Muhammed Sarfarz Naimi, a religious party leader, began Valentine's Day shouting down the Danish cartoons as blasphemous. By the afternoon, however, his faith compelled him to shout different protests, as throngs of young people in Lahore destroyed private businesses and government buildings, part of a swell of some 15,000 protestors who rampaged through the cultural capital in some of the worst violence the city has seen in recent years.
For Dr. Naimi, condemning the desecration of the prophet Muhammad and the desecration of life and livelihood are both parts of his calling.
"We demand that the government of Denmark apologize. Until they apologize, the protests will continue," he said by telephone, but added about the violent protesters, "On that day we stopped them. We shouted, 'Don't destroy others' livelihood, don't destroy others' wealth, others' shops.' This is prohibited by Islam."
Naimi is one of several religious leaders playing a dual role these past few days, condemning in equal measure the offensive depictions of the prophet and the wanton violence perpetrated in several Pakistani cities.
"Violence is antireligion. To be harmful in this respect is against religion," says Syed Munawar Hasan, secretary general of Jamaat Islami Pakistan in Lahore.
While some of the agitation was in fact directed toward the cartoons, religious leaders and secular analysts agree that the ensuing violence has little to do with religious offenses committed far away, and more to do with grievances at home.
"There was no religious component to the violence," says Kamila Hyat, joint director of the Human Rights Commission of Pakistan, based in Lahore. "All the violence was influenced by small groups of boys who were not moved by the blasphemy issue."
Others express doubt that those participating in the destruction were even aware of the blasphemy issue. Instead, they say, many participants took the opportunity to express an otherwise stifled but roiling sense of frustration.
"The whole thing was initiated because of the cartoons," says Nauman Wazir, president of the Industrialists' Association of Peshawar. "Then it was hijacked by some elements - schoolboys, people sitting idle - who also wanted to be a part of it. They have forgotten what the cause is."
But youthful discontent alone cannot be blamed, religious leaders and other analysts are quick to point out. Both on and off the record, many say the involvement of state intelligence agencies in fomenting the violence cannot be discounted. The current administration, some argue, is trying to spread panic about religious extremists in a bid to hold on to power.
"Maybe [President Pervez] Musharraf is trying to create a situation where he says to [US President George] Bush, 'Look, I'm sitting on dynamite with these mullahs and I'm the only one who can contain them,' " says Zarafullah Khan, director of the Center for Civic Education in Islamabad.

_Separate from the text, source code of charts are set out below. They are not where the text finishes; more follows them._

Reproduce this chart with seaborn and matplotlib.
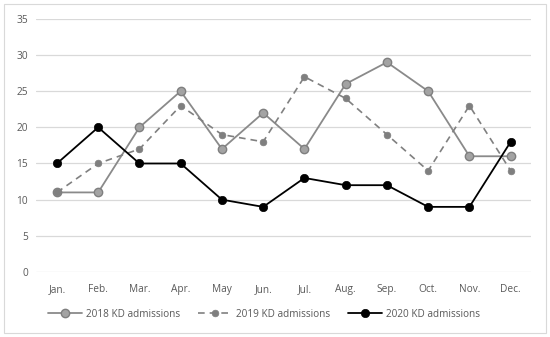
import matplotlib
matplotlib.use("Agg")
import matplotlib.pyplot as plt
import seaborn as sns
import pandas as pd
from matplotlib.patches import Rectangle

months = ["Jan.", "Feb.", "Mar.", "Apr.", "May", "Jun.", "Jul.", "Aug.", "Sep.", "Oct.", "Nov.", "Dec."]
adm_2018 = [11, 11, 20, 25, 17, 22, 17, 26, 29, 25, 16, 16]
adm_2019 = [11, 15, 17, 23, 19, 18, 27, 24, 19, 14, 23, 14]
adm_2020 = [15, 20, 15, 15, 10, 9, 13, 12, 12, 9, 9, 18]
series_names = ["2018 KD admissions", "2019 KD admissions", "2020 KD admissions"]
y_ticks = [0, 5, 10, 15, 20, 25, 30, 35]

sns.set_style("white")
plt.rcParams['font.family'] = ['Open Sans', 'DejaVu Sans']

fig = plt.figure(figsize=(5.5, 3.37), dpi=100)
ax = fig.add_axes([0.066, 0.193, 0.90, 0.751])

x_idx = list(range(len(months)))
styles = [
    dict(color="#8a8a8a", linestyle="-", marker="o", markersize=6, markerfacecolor="#a3a3a3", markeredgecolor="#7f7f7f", markeredgewidth=1.0, linewidth=1.3),
    dict(color="#808080", linestyle=(0, (4, 3)), marker="o", markersize=4.8, markerfacecolor="#7f7f7f", markeredgecolor="#7f7f7f", markeredgewidth=0.5, linewidth=1.2),
    dict(color="#000000", linestyle="-", marker="o", markersize=6, markerfacecolor="#000000", markeredgecolor="#000000", markeredgewidth=0.5, linewidth=1.3),
]
for name, vals, st in zip(series_names, [adm_2018, adm_2019, adm_2020], styles):
    df = pd.DataFrame({"x": x_idx, "y": vals})
    sns.lineplot(data=df, x="x", y="y", ax=ax, label=name, **st)

ax.set_xlim(-0.5, len(months) - 0.5)
ax.set_ylim(0, 35)
ax.set_yticks(y_ticks)
ax.set_xticks(x_idx)
ax.set_xticklabels(months)
ax.set_xlabel("")
ax.set_ylabel("")
for s in ax.spines.values():
    s.set_visible(False)
ax.grid(axis="y", color="#d9d9d9", linewidth=0.9)
ax.set_axisbelow(True)
ax.tick_params(axis="both", length=0, labelsize=7.3, labelcolor="#595959", pad=6)
ax.tick_params(axis="x", pad=9)

leg = ax.legend(loc="upper center", bbox_to_anchor=(0.46, -0.11), ncol=3, frameon=False,
                fontsize=7.2, handlelength=3.4, columnspacing=1.8, handletextpad=0.4)
for t in leg.get_texts():
    t.set_color("#595959")

fig.patches.append(Rectangle((0.008, 0.012), 0.984, 0.975, transform=fig.transFigure,
                             fill=False, edgecolor="#d9d9d9", linewidth=0.8))

fig.savefig("out.png", dpi=100)
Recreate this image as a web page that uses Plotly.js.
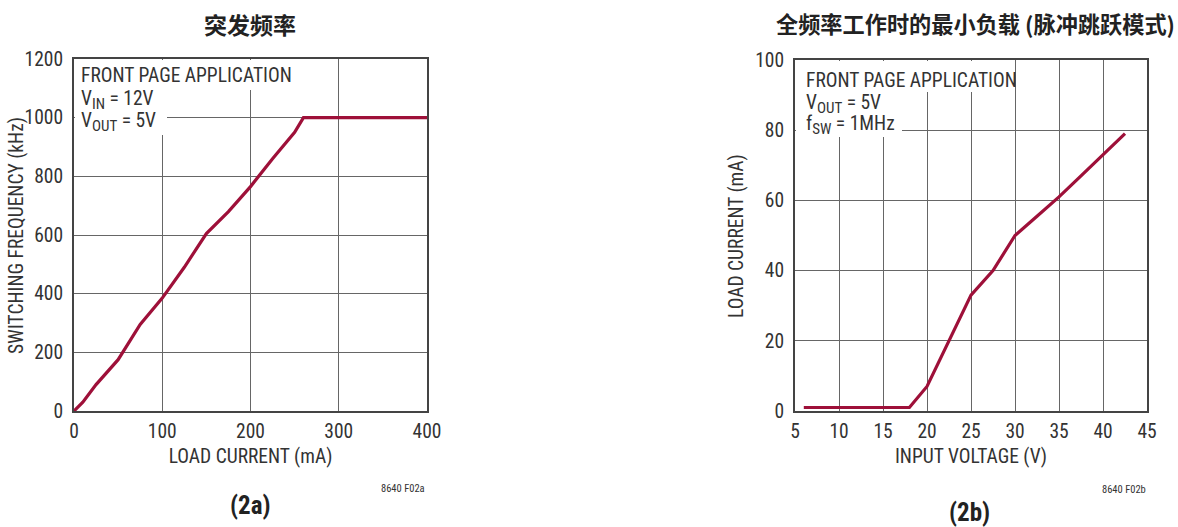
<!DOCTYPE html>
<html>
<head>
<meta charset="utf-8">
<script src="https://cdn.plot.ly/plotly-3.0.1.min.js"></script>
<style>html,body{margin:0;padding:0;background:#fff;}#chart{width:1178px;height:527px;}</style>
</head>
<body>
<div id="chart"></div>
<script>
// Chart (2a): switching frequency vs load current
const loadCurrentA = [0, 10, 25, 50, 75, 100, 125, 150, 175, 200, 225, 250, 260, 400];
const switchingFreqA = [0, 30, 90, 175, 295, 385, 490, 605, 680, 765, 860, 950, 1000, 1000];
const xTicksA = [0, 100, 200, 300, 400];
const yTicksA = [0, 200, 400, 600, 800, 1000, 1200];

// Chart (2b): minimum load current vs input voltage
const inputVoltageB = [6, 18, 20, 25, 27.5, 30, 32.5, 35, 37.5, 40, 42.5];
const loadCurrentB = [1, 1, 7, 33, 40, 50, 55.5, 61, 67, 73, 79];
const xTicksB = [5, 10, 15, 20, 25, 30, 35, 40, 45];
const yTicksB = [0, 20, 40, 60, 80, 100];

const titleA = '突发频率';
const titleB = '全频率工作时的最小负载 (脉冲跳跃模式)';

const W = 1178, H = 527;
const NARROW = '"Liberation Sans Narrow", "Arial Narrow", "Roboto Condensed", Roboto, sans-serif';
const CJK = '"Noto Sans CJK SC", "Noto Sans", sans-serif';
const TXT = '#333333';
const LINE = '#9e1039';
const GRID = '#666666';
const BORDER = '#444444';
const FS = 19.5;

const px = v => v / W;
const py = v => 1 - v / H;

const axisCommon = {
  showgrid: true, gridcolor: GRID, gridwidth: 1,
  zeroline: false,
  showline: true, linecolor: BORDER, linewidth: 2, mirror: true,
  ticks: 'outside', tickcolor: 'rgba(0,0,0,0)',
  tickfont: {family: NARROW, size: FS, color: TXT},
  fixedrange: true
};
const xCommon = Object.assign({}, axisCommon, {ticklen: 2});
const yCommon = Object.assign({}, axisCommon, {ticklen: 5});

const traces = [
  {x: loadCurrentA, y: switchingFreqA, xaxis: 'x', yaxis: 'y', mode: 'lines',
   line: {color: LINE, width: 3.2}, hoverinfo: 'skip', showlegend: false},
  {x: inputVoltageB, y: loadCurrentB, xaxis: 'x2', yaxis: 'y2', mode: 'lines',
   line: {color: LINE, width: 3.2}, hoverinfo: 'skip', showlegend: false}
];

function sub(s) { return '<sub><span style="font-size:15px">' + s + '</span></sub>'; }

function note(xref, yref, x, y, text) {
  return {xref: xref, yref: yref, x: x, y: y, text: text, showarrow: false,
    xanchor: 'left', yanchor: 'middle', align: 'left', borderpad: 0,
    font: {family: NARROW, size: FS, color: TXT}};
}

// white masks behind the in-plot notes (pixel boxes)
function mask(x0, y0, x1, y1) {
  return {type: 'rect', xref: 'paper', yref: 'paper', layer: 'above',
    x0: px(x0), x1: px(x1), y0: py(y1), y1: py(y0),
    fillcolor: '#ffffff', line: {width: 0}};
}

const layout = {
  width: W, height: H,
  margin: {l: 0, r: 0, t: 0, b: 0},
  paper_bgcolor: '#ffffff', plot_bgcolor: '#ffffff',
  showlegend: false,
  font: {family: NARROW, color: TXT},
  xaxis: Object.assign({}, xCommon, {
    domain: [px(74), px(427)], range: [0, 400], tickvals: xTicksA, anchor: 'y',
    title: {text: 'LOAD CURRENT (mA)', font: {family: NARROW, size: FS, color: TXT}, standoff: 7}
  }),
  yaxis: Object.assign({}, yCommon, {
    domain: [py(411), py(59)], range: [0, 1200], tickvals: yTicksA, anchor: 'x'
  }),
  xaxis2: Object.assign({}, xCommon, {
    domain: [px(795), px(1147)], range: [5, 45], tickvals: xTicksB, anchor: 'y2',
    title: {text: 'INPUT VOLTAGE (V)', font: {family: NARROW, size: FS, color: TXT}, standoff: 7}
  }),
  yaxis2: Object.assign({}, yCommon, {
    domain: [py(411), py(60)], range: [0, 100], tickvals: yTicksB, anchor: 'x2'
  }),
  shapes: [
    mask(75, 60, 292, 90), mask(75, 90, 167, 135),
    mask(796, 61, 1014, 92), mask(796, 92, 902, 137)
  ],
  annotations: [
    {xref: 'paper', yref: 'paper', x: px(250), y: py(24), text: '<b>' + titleA + '</b>', showarrow: false,
     xanchor: 'center', yanchor: 'middle', font: {family: CJK, size: 23, color: '#222222'}},
    {xref: 'paper', yref: 'paper', x: px(975), y: py(23), text: '<b>' + titleB + '</b>', showarrow: false,
     xanchor: 'center', yanchor: 'middle', font: {family: CJK, size: 22.2, color: '#222222'}},
    {xref: 'paper', yref: 'paper', x: px(17), y: py(236), text: 'SWITCHING FREQUENCY (kHz)', textangle: -90,
     showarrow: false, xanchor: 'center', yanchor: 'middle', font: {family: NARROW, size: FS, color: TXT}},
    {xref: 'paper', yref: 'paper', x: px(737), y: py(236), text: 'LOAD CURRENT (mA)', textangle: -90,
     showarrow: false, xanchor: 'center', yanchor: 'middle', font: {family: NARROW, size: FS, color: TXT}},
    note('x domain', 'y domain', 0.017, 0.953, 'FRONT PAGE APPLICATION'),
    note('x domain', 'y domain', 0.017, 0.884, 'V' + sub('IN') + ' = 12V'),
    note('x domain', 'y domain', 0.017, 0.822, 'V' + sub('OUT') + ' = 5V'),
    note('x2 domain', 'y2 domain', 0.028, 0.943, 'FRONT PAGE APPLICATION'),
    note('x2 domain', 'y2 domain', 0.028, 0.876, 'V' + sub('OUT') + ' = 5V'),
    note('x2 domain', 'y2 domain', 0.028, 0.815, 'f' + sub('SW') + ' = 1MHz'),
    {xref: 'paper', yref: 'paper', x: px(250), y: py(505), text: '<b>(2a)</b>', showarrow: false,
     xanchor: 'center', yanchor: 'middle', font: {family: NARROW, size: 25, color: '#222222'}},
    {xref: 'paper', yref: 'paper', x: px(969), y: py(512), text: '<b>(2b)</b>', showarrow: false,
     xanchor: 'center', yanchor: 'middle', font: {family: NARROW, size: 25, color: '#222222'}},
    {xref: 'paper', yref: 'paper', x: px(403), y: py(488), text: '8640 F02a', showarrow: false,
     xanchor: 'center', yanchor: 'middle', font: {family: NARROW, size: 10.5, color: TXT}},
    {xref: 'paper', yref: 'paper', x: px(1124), y: py(489), text: '8640 F02b', showarrow: false,
     xanchor: 'center', yanchor: 'middle', font: {family: NARROW, size: 10.5, color: TXT}}
  ]
};

Plotly.newPlot('chart', traces, layout, {displayModeBar: false, staticPlot: true});
</script>
</body>
</html>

There is no proof of such activity, but observers say a weak police response is suggestive of state approval. The police in Lahore have been widely criticized for their failure to quell the violence, with many saying police did little to intervene. Mian Ameer Mahmood, the district nazim of Lahore, roughly equivalent to a mayor, denied the accusations: "I am on the record that police were not present at the time when people were burning buildings."
Such a tepid response contrasts sharply with last month's controversial marathon in Lahore, observers say, where thousands of police were deployed to prevent disruptions. It also contrasts with reports of armed troops stationed on rooftops and roadsides of Karachi Thursday, where 50,000 demonstrators rallied peacefully against the cartoons.
Further protests are expected to mount in coming days, culminating in a nationwide protest on March 3 to coincide with the arrival of President Bush. Leaders of Jamaat Islami hope the demonstrations will be peaceful, although they cannot account for how some outside their party will act. "Ensure we cannot. We don't have the police and army with us," says Mr. Hasan. "Even then, our experience tells us that we've always been successful in organizing peacefully."